Problem ▸
Restate, exactly and without pictures, the lines from the start of the listing below through the line holding "(0,0) rectangle (709,745);".

--- Start Collected data ---

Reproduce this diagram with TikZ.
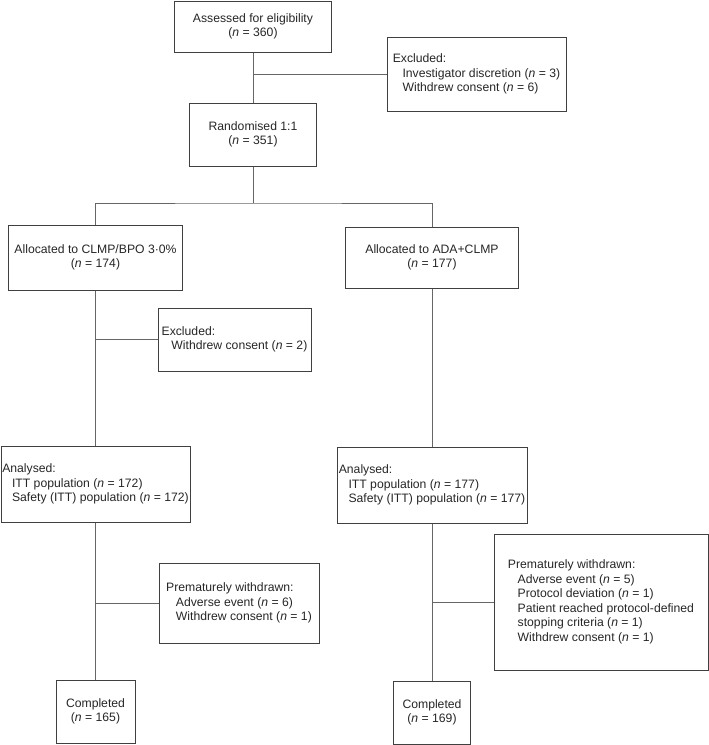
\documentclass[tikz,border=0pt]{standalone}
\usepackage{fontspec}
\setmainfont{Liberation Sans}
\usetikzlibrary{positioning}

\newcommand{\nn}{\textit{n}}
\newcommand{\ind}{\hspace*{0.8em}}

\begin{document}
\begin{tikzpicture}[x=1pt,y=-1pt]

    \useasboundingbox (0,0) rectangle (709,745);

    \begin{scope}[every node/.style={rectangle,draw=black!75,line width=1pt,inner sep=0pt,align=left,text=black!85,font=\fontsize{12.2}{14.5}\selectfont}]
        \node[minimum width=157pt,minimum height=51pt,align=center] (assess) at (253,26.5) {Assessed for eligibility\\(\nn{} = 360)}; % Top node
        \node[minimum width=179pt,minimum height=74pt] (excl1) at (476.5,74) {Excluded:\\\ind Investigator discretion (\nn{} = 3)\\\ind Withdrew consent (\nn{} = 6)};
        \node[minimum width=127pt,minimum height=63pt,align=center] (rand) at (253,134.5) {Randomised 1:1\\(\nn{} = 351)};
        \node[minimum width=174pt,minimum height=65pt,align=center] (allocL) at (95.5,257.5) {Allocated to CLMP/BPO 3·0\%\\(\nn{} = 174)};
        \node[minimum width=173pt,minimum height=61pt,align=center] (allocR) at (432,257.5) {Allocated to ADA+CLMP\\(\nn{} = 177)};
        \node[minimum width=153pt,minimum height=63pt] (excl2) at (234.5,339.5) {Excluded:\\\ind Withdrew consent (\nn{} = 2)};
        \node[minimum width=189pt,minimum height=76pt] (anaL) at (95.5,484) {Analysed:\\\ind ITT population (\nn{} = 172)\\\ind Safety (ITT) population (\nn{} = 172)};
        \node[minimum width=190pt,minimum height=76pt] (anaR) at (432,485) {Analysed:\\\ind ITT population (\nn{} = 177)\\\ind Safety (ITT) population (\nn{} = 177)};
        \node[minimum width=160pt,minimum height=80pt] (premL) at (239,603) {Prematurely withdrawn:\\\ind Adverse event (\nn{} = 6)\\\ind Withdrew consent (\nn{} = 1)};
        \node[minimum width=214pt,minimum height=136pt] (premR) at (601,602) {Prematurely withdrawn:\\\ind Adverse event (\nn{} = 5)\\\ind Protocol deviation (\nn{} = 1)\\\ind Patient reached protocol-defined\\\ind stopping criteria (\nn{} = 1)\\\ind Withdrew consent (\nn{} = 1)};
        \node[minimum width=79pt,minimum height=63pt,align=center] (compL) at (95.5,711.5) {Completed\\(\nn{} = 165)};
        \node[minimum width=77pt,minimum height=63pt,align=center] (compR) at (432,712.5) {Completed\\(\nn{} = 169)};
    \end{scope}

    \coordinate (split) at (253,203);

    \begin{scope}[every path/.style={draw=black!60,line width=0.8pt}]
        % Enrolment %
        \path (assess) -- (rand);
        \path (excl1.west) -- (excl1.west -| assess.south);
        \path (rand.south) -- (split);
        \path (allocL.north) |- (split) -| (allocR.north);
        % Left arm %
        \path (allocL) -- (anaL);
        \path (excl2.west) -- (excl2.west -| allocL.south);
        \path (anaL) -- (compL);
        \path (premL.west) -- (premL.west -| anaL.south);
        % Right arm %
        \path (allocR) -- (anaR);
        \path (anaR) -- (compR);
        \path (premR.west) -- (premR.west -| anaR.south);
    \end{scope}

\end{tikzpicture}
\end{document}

--- End Collected data ---

Answer to the problem ▸
Reproduce this diagram with TikZ.
\documentclass[tikz,border=0pt]{standalone}
\usepackage{fontspec}
\setmainfont{Liberation Sans}
\usetikzlibrary{positioning}

\newcommand{\nn}{\textit{n}}
\newcommand{\ind}{\hspace*{0.8em}}

\begin{document}
\begin{tikzpicture}[x=1pt,y=-1pt]

    \useasboundingbox (0,0) rectangle (709,745);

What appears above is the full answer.